Robert Graves

Robert Graves (1895-1985) was an English novelist, poet, and translator of Classical Greek and Roman literature, and one of the most prominent English writers of the 20th century. He was an extremely prolific writer, who published more than 140 novels and collections of poetry. In addition to novels and poetry, he published groundbreaking analysis of Greek mythology, as well as memoir. Graves is best known for his historical novels, which include I, Claudius, Claudius, the God, The Golden Fleece, King Jesus, and Count Belisarius.

Robert Graves served in combat in World War I and was gravely wounded at the Battle of the Somme. Following his recovery, he wrote several works of war poetry as well as a memoir of his time in combat, entitled Goodbye to All That. In 1934, Robert Graves was awarded the James Tait Black Memorial Prize for his historical novels dealing with the Roman Emperor Claudius.

Featured Books By Author

Homer's Daughter

In this innovative re-imagining of the Odyssey’s history, Sicilian princess Nausicaa recounts her story, and how she, not the poet Homer, came to write the Odyssey.
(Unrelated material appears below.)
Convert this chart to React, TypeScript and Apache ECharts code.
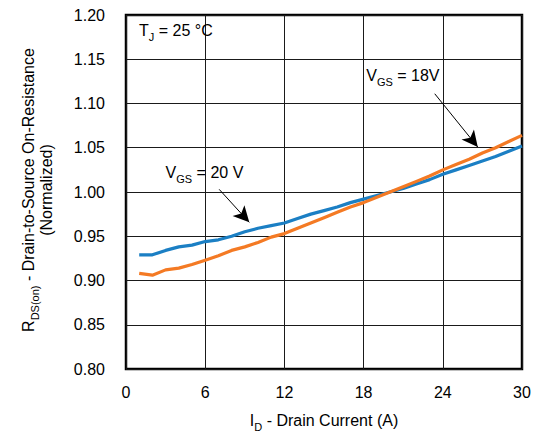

Set in the eighth century B.C., it recounts the story of a determined young woman who lives an adventurous life: rescuing her father’s throne from outside threats, freeing herself from an abusive marriage, and saving her two younger brothers from certain death. Nausicaa is a passionate, religious, and dynamic heroine who is more than a match for the heroes in the epic poem she claims to have authored.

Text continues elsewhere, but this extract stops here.